Helping Sadness Feel Safe

Much like a child who has learned not to cry for fear of being unheard, yelled at, or shamed, our sadness needs to know that it is welcome here and that there is a grief for the loss of time. As we move forward with a nourishing, deeper wisdom. Sadness is not something to be banished or fixed, but something to be held tenderly. If we stay connected to how we respond to our sadness, it can feel safe with us and create immense space for all of us, and not just the history of our experiences embedded in the memory and pathways of survival.

By placing a hand over the ache and saying, I see you. You are allowed to be here too, and how that can create a shift that opens to a broader horizon. The sharpness dulls, the sting of emotional pain is soothed, the weight lightens, the sadness softens in the warmth of our attention. This is the beginning of true integration—not just intellectually understanding our past, but giving our nervous system permission to be with and hold more lightly what it has stored for so long. 

The Healing Language of Sadness

“Sadness gives depth.
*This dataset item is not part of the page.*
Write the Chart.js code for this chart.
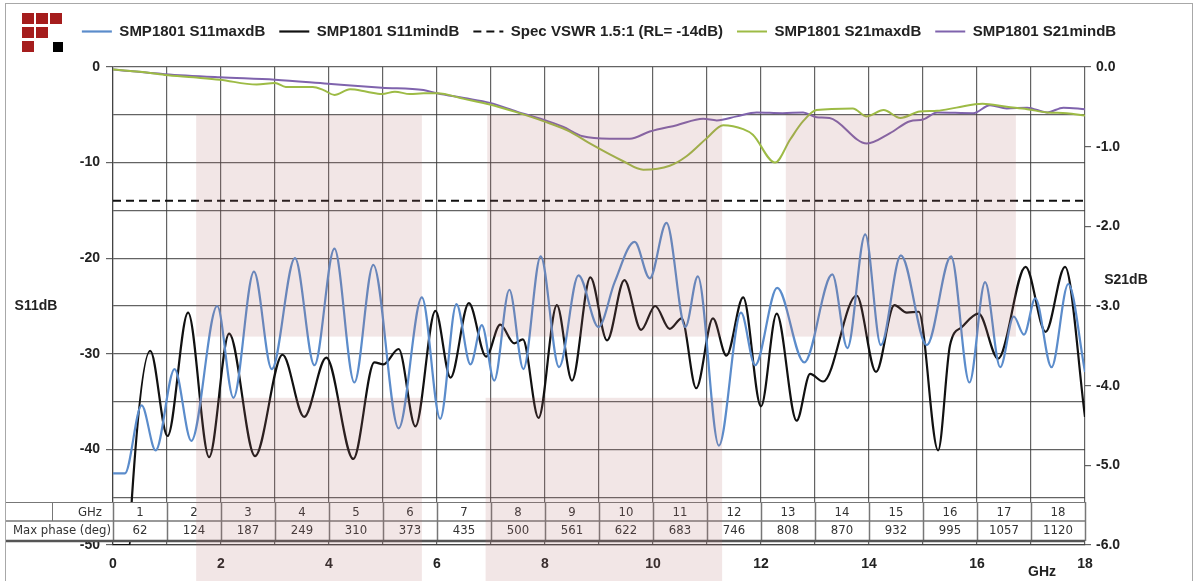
<!DOCTYPE html>
<html>
<head>
<meta charset="utf-8">
<title>SMP1801 S-parameters</title>
<script src="https://cdn.jsdelivr.net/npm/chart.js@4.4.0/dist/chart.umd.min.js"></script>
<style>
  html, body { margin: 0; padding: 0; background: #fff; }
  canvas { display: block; }
</style>
</head>
<body>
<canvas id="chart" width="1198" height="581"></canvas>
<script>
// --- DATA ---

// S11 max (blue), GHz / dB, left axis
const s11MaxGHz = [0, 0.22, 0.53, 0.79, 1.14, 1.45, 1.93, 2.23, 2.61, 2.94, 3.37, 3.73, 4.10, 4.47, 4.82, 5.29, 5.72, 6.06,
  6.36, 6.62, 6.83, 7.06, 7.34, 7.60, 7.92, 8.26, 8.62, 8.99, 9.29, 9.66, 9.94, 10.25, 10.60, 10.83, 11.22, 11.63,
  11.89, 12.30, 12.80, 13.32, 13.60, 13.93, 14.22, 14.59, 15.07, 15.52, 15.86, 16.15, 16.43, 16.68, 16.87, 17.08,
  17.38, 17.69, 18.0];
const s11MaxDb = [-42.5, -42.5, -35.4, -40.1, -31.6, -39.1, -25.0, -34.6, -21.4, -31.6, -20.0, -31.2, -19.0, -33.0, -20.7, -37.8, -24.1, -36.8,
  -24.8, -31.1, -27.0, -32.8, -23.3, -31.6, -19.8, -31.4, -21.8, -27.2, -22.5, -18.3, -22.1, -16.3, -27.2, -21.9, -39.6, -25.7,
  -31.2, -23.1, -30.9, -21.7, -29.4, -17.5, -29.1, -19.7, -29.1, -19.8, -33.0, -22.5, -31.4, -26.1, -28.0, -24.2,
  -31.4, -22.7, -31.9];

// S11 min (black)
const s11MinGHz = [0, 0.31, 0.35, 0.69, 1.01, 1.39, 1.78, 2.15, 2.63, 3.14, 3.54, 3.95, 4.45, 4.84, 5.01, 5.29, 5.60, 5.97,
  6.25, 6.59, 6.91, 7.17, 7.43, 7.59, 7.88, 8.22, 8.50, 8.84, 9.15, 9.47, 9.78, 10.04, 10.31, 10.53, 10.80, 11.11,
  11.36, 11.67, 12.00, 12.29, 12.66, 12.91, 13.15, 13.77, 14.13, 14.47, 14.70, 14.92, 15.28, 15.50, 15.72, 16.03,
  16.39, 16.90, 17.27, 17.63, 18.0];
const s11MinDb = [-50, -50, -45.1, -29.7, -38.6, -25.7, -40.8, -27.9, -40.7, -30.1, -36.6, -30.4, -41.0, -30.9, -31.1, -29.5, -37.6, -25.5,
  -32.5, -24.7, -30.3, -26.95, -28.9, -28.5, -36.7, -24.9, -32.8, -22.0, -28.6, -22.3, -27.5, -25.0, -27.4, -26.3, -33.6, -26.3,
  -30.2, -24.1, -35.5, -25.8, -37.0, -32.1, -32.9, -23.9, -31.9, -24.9, -25.7, -25.6, -40.1, -29.1, -27.2, -25.8,
  -30.5, -20.9, -27.7, -20.9, -36.6];

// Spec limit VSWR 1.5:1
const specGHz = [0, 18];
const specDb = [-14, -14];

// S21 max (green), right axis
const s21MaxGHz = [0, 0.5, 0.96, 1.49, 1.98, 2.66, 3.0, 3.2, 3.7, 3.9, 4.1, 4.39, 4.7, 4.98, 5.22, 5.5, 5.75, 6.0,
  6.5, 6.98, 7.48, 7.97, 8.46, 8.83, 9.44, 9.82, 10.31, 10.62, 11.0, 11.3, 11.67, 11.85, 12.26, 12.54, 12.78, 13.03,
  13.7, 13.96, 14.27, 14.58, 14.94, 15.26, 15.62, 16.1, 16.55, 16.93, 17.3, 17.66, 18.0];
const s21MaxDb = [-0.03, -0.06, -0.10, -0.13, -0.16, -0.22, -0.20, -0.25, -0.25, -0.29, -0.35, -0.28, -0.31, -0.34, -0.31, -0.34, -0.33, -0.33,
  -0.40, -0.47, -0.57, -0.68, -0.81, -0.96, -1.18, -1.29, -1.24, -1.12, -0.89, -0.73, -0.78, -0.85, -1.20, -0.91, -0.68, -0.54,
  -0.52, -0.62, -0.54, -0.64, -0.56, -0.55, -0.51, -0.46, -0.50, -0.53, -0.57, -0.58, -0.61];

// S21 min (purple)
const s21MinGHz = [0, 0.96, 1.98, 3.0, 3.98, 4.98, 5.75, 6.0, 6.5, 6.98, 7.48, 7.97, 8.33, 8.7, 9.2, 9.57, 9.94, 10.44,
  10.93, 11.18, 11.55, 11.92, 12.4, 12.78, 13.03, 13.27, 13.96, 14.39, 14.76, 15.0, 15.26, 15.93, 16.24, 16.55,
  16.93, 17.3, 17.6, 18.0];
const s21MinDb = [-0.03, -0.09, -0.13, -0.16, -0.21, -0.26, -0.29, -0.33, -0.39, -0.45, -0.56, -0.66, -0.75, -0.87, -0.90, -0.90, -0.81, -0.73,
  -0.65, -0.67, -0.62, -0.57, -0.58, -0.57, -0.63, -0.64, -0.96, -0.83, -0.68, -0.66, -0.57, -0.58, -0.48, -0.52,
  -0.51, -0.57, -0.51, -0.53];

// table under the plot
const tableGHz = [1, 2, 3, 4, 5, 6, 7, 8, 9, 10, 11, 12, 13, 14, 15, 16, 17, 18];
const tablePhase = [62, 124, 187, 249, 310, 373, 435, 500, 561, 622, 683, 746, 808, 870, 932, 995, 1057, 1120];

// shaded bands (GHz from/to, dB top/bottom; null bottom = runs off the page)
const bandFrom = [1.54, 1.54, 6.93, 6.90, 12.46];
const bandTo = [5.72, 5.72, 11.28, 11.28, 16.72];
const bandTop = [-5, -34.6, -5, -34.6, -5];
const bandBottom = [-28.2, null, -28.2, null, -28.2];

const FONT = '"Liberation Sans", Arial, sans-serif';
const NARROW = '"Liberation Sans Narrow", "DejaVu Sans Condensed", sans-serif';
const GRID = 'rgba(60, 60, 60, 0.8)';

function toPoints(xs, ys) {
  return xs.map((x, i) => ({ x: x, y: ys[i] }));
}

function line(ctx, x0, y0, x1, y1) {
  ctx.beginPath();
  ctx.moveTo(x0, y0);
  ctx.lineTo(x1, y1);
  ctx.stroke();
}

// legend items keep the dash and width of their dataset
function legendLabels(chart) {
  return Chart.defaults.plugins.legend.labels.generateLabels(chart).map(item => {
    const ds = chart.data.datasets[item.datasetIndex];
    item.lineDash = ds.borderDash || [];
    item.lineWidth = ds.borderWidth;
    return item;
  });
}

// make room between the legend and the plot
const legendSpacer = {
  id: 'legendSpacer',
  beforeInit(chart) {
    const fit = chart.legend.fit;
    chart.legend.fit = function () {
      fit.call(this);
      this.height += 18;
    };
  }
};

// frame, logo, axis titles, table and pink bands
const decor = {
  id: 'decor',
  afterDraw(chart) {
    const { ctx, chartArea: area, scales } = chart;
    const xs = scales.x, ys = scales.y, ys1 = scales.y1;
    ctx.save();

    // outer frame
    ctx.strokeStyle = '#a8a8a8';
    ctx.lineWidth = 1;
    ctx.strokeRect(5.5, 3.5, chart.width - 11, chart.height + 10);

    // logo
    ctx.fillStyle = '#a51d1d';
    [[22, 13], [36, 13], [50, 13], [22, 27], [36, 27], [22, 41]].forEach(p => ctx.fillRect(p[0], p[1], 12, 11));
    ctx.fillStyle = '#000';
    ctx.fillRect(53, 42, 10, 10);

    // axis titles
    ctx.fillStyle = '#222';
    ctx.font = 'bold 14px ' + FONT;
    ctx.textAlign = 'center';
    ctx.textBaseline = 'middle';
    ctx.fillText('S11dB', 36, (area.top + area.bottom) / 2);
    ctx.fillText('S21dB', area.right + 41, ys1.getPixelForValue(-2.67));
    ctx.fillText('GHz', area.right - 43, area.bottom + 27);

    // table
    const rowTop = area.bottom - 43, rowMid = area.bottom - 24, rowBot = area.bottom - 4;
    ctx.fillStyle = '#fff';
    ctx.fillRect(6, rowTop, area.right - 6, rowBot - rowTop);
    ctx.strokeStyle = '#777';
    ctx.lineWidth = 1;
    line(ctx, 6, rowTop + 0.5, area.right, rowTop + 0.5);
    ctx.lineWidth = 1.5;
    line(ctx, 6, rowMid, area.right, rowMid);
    tableGHz.concat([0]).forEach(g => {
      const px = Math.round(xs.getPixelForValue(g)) + 0.5;
      line(ctx, px, rowTop, px, rowBot);
    });
    ctx.lineWidth = 1;
    line(ctx, 52.5, rowTop, 52.5, rowMid);
    ctx.strokeStyle = '#555';
    ctx.lineWidth = 2.5;
    line(ctx, 6, rowBot, area.right, rowBot);

    ctx.fillStyle = '#333';
    ctx.font = '13px ' + NARROW;
    ctx.textBaseline = 'middle';
    ctx.textAlign = 'right';
    ctx.fillText('GHz', 102, (rowTop + rowMid) / 2 + 1);
    ctx.fillText('Max phase (deg)', 111, (rowMid + rowBot) / 2);
    ctx.textAlign = 'center';
    tableGHz.forEach((g, i) => {
      const cx = xs.getPixelForValue(g - 0.5);
      ctx.fillText(String(g), cx, (rowTop + rowMid) / 2 + 1);
      ctx.fillText(String(tablePhase[i]), cx, (rowMid + rowBot) / 2);
    });

    // pink bands over everything
    ctx.fillStyle = 'rgba(175, 105, 105, 0.17)';
    bandFrom.forEach((f, i) => {
      const x0 = xs.getPixelForValue(f), x1 = xs.getPixelForValue(bandTo[i]);
      const y0 = ys.getPixelForValue(bandTop[i]);
      const y1 = bandBottom[i] === null ? chart.height : ys.getPixelForValue(bandBottom[i]);
      ctx.fillRect(x0, y0, x1 - x0, y1 - y0);
    });

    ctx.restore();
  }
};

const lineDefaults = { pointRadius: 0, borderWidth: 2.2, cubicInterpolationMode: 'monotone', fill: false };

new Chart(document.getElementById('chart'), {
  type: 'line',
  data: {
    datasets: [
      { ...lineDefaults, label: 'SMP1801 S11maxdB', data: toPoints(s11MaxGHz, s11MaxDb), borderColor: '#5b8ccb', yAxisID: 'y' },
      { ...lineDefaults, label: 'SMP1801 S11mindB', data: toPoints(s11MinGHz, s11MinDb), borderColor: '#111', yAxisID: 'y' },
      { ...lineDefaults, label: 'Spec VSWR 1.5:1 (RL= -14dB)', data: toPoints(specGHz, specDb), borderColor: '#111',
        borderDash: [8, 5], borderWidth: 2, yAxisID: 'y' },
      { ...lineDefaults, label: 'SMP1801 S21maxdB', data: toPoints(s21MaxGHz, s21MaxDb), borderColor: '#9dbb45',
        borderWidth: 2, yAxisID: 'y1' },
      { ...lineDefaults, label: 'SMP1801 S21mindB', data: toPoints(s21MinGHz, s21MinDb), borderColor: '#7f63ad',
        borderWidth: 2, yAxisID: 'y1' }
    ]
  },
  options: {
    responsive: false,
    animation: false,
    devicePixelRatio: 1,
    layout: { padding: { top: 10, left: 0, right: 0, bottom: 0 } },
    plugins: {
      legend: {
        position: 'top',
        labels: {
          usePointStyle: true,
          pointStyle: 'line',
          pointStyleWidth: 30,
          padding: 14,
          color: '#222',
          font: { family: FONT, size: 15, weight: 'bold' },
          generateLabels: legendLabels
        }
      },
      tooltip: { enabled: false }
    },
    scales: {
      x: {
        type: 'linear',
        min: 0,
        max: 18,
        afterFit: s => { s.height = 36; },
        ticks: {
          stepSize: 1,
          autoSkip: false,
          padding: 11,
          color: '#222',
          font: { family: FONT, size: 14, weight: 'bold' },
          callback: v => (v % 2 === 0 ? v : '')
        },
        grid: { color: GRID, lineWidth: 1.2, drawTicks: false },
        border: { color: GRID, width: 1.2 }
      },
      y: {
        position: 'left',
        min: -50,
        max: 0,
        afterFit: s => { s.width = 113; },
        ticks: {
          stepSize: 5,
          padding: 6,
          color: '#222',
          font: { family: FONT, size: 14, weight: 'bold' },
          callback: v => (v % 10 === 0 ? v : '')
        },
        grid: {
          color: GRID,
          lineWidth: 1.2,
          tickLength: 7,
          tickColor: c => (c.tick && c.tick.value % 10 === 0 ? GRID : 'rgba(0,0,0,0)')
        },
        border: { color: GRID, width: 1.2 }
      },
      y1: {
        position: 'right',
        min: -6,
        max: 0,
        afterFit: s => { s.width = 113; },
        ticks: {
          stepSize: 1,
          padding: 5,
          color: '#222',
          font: { family: FONT, size: 14, weight: 'bold' },
          callback: v => v.toFixed(1)
        },
        grid: { drawOnChartArea: false, tickLength: 6, tickColor: GRID, lineWidth: 1.2 },
        border: { display: false }
      }
    }
  },
  plugins: [legendSpacer, decor]
});
</script>
</body>
</html>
Happiness gives height. Sadness gives roots. Happiness gives branches. Happiness is like a tree going into the sky, and sadness is like the roots going down into the womb of the earth. Both are needed.” — Osho

To feel sadness deeply is to know that we are alive and room for so much life, your definition of life and feeling alive to enter your bloodstream, and you begin to flow more freely. It is a testament to the parts of you, that kept getting up, that kept searching, that longed for more, that believed that there has to be more to life than this, that yearned for a quality of inner safety a deeper connection, and inner ease but perhaps never fully received or experienced it. Sadness is the soul’s way of acknowledging what still can be.

When the heart weeps and the body feels, it does so because it recognizes something greater inside itself than what it has been externally given- it invites your soul and a deeper truth to fully emerge.

And that is where the release begins with the truth within this present moment that can feedback new information to this super vigilant system, instead of relentlessly tracking for danger, error, and everything that could go wrong, we also learn how to track for all that is ok, warm and friendly in this moment. 

Create A Soft Landing

Taking the edge off sadness is not about erasing it or getting over it. It is about creating a space for it to breathe and rest, rather than something we must endure. It is about meeting it with a deeper breath, a deep inhale, along with another inhale and a long, slow exhale, no matter how restricted it might feel to breathe, try not to force it, inhale as naturally as you can, allowing every exhale time to receive that tender warmth. In doing so, you are offering the whole of you back to yourself, no matter who stole parts of your heart and soul; you are now reclaiming all parts of you. You create copious amounts of space for joy, not as a forced antidote, but as a natural counterpart that emerges when we no longer fear the depth of our own sorrow.

“The wound is the place where the light enters you.” — Rumi 

Sorrow is healing  the wounds and carving a pathway to openness for you to meet your true self,  shining a light on you. Hold yourself tenderly, softly, gently, and steadily, and notice how your nervous system begins to respond when it feels safe with you and with the deeper knowing that even in our sorrow, we are whole.

Cheering you along from survival to a soul revival.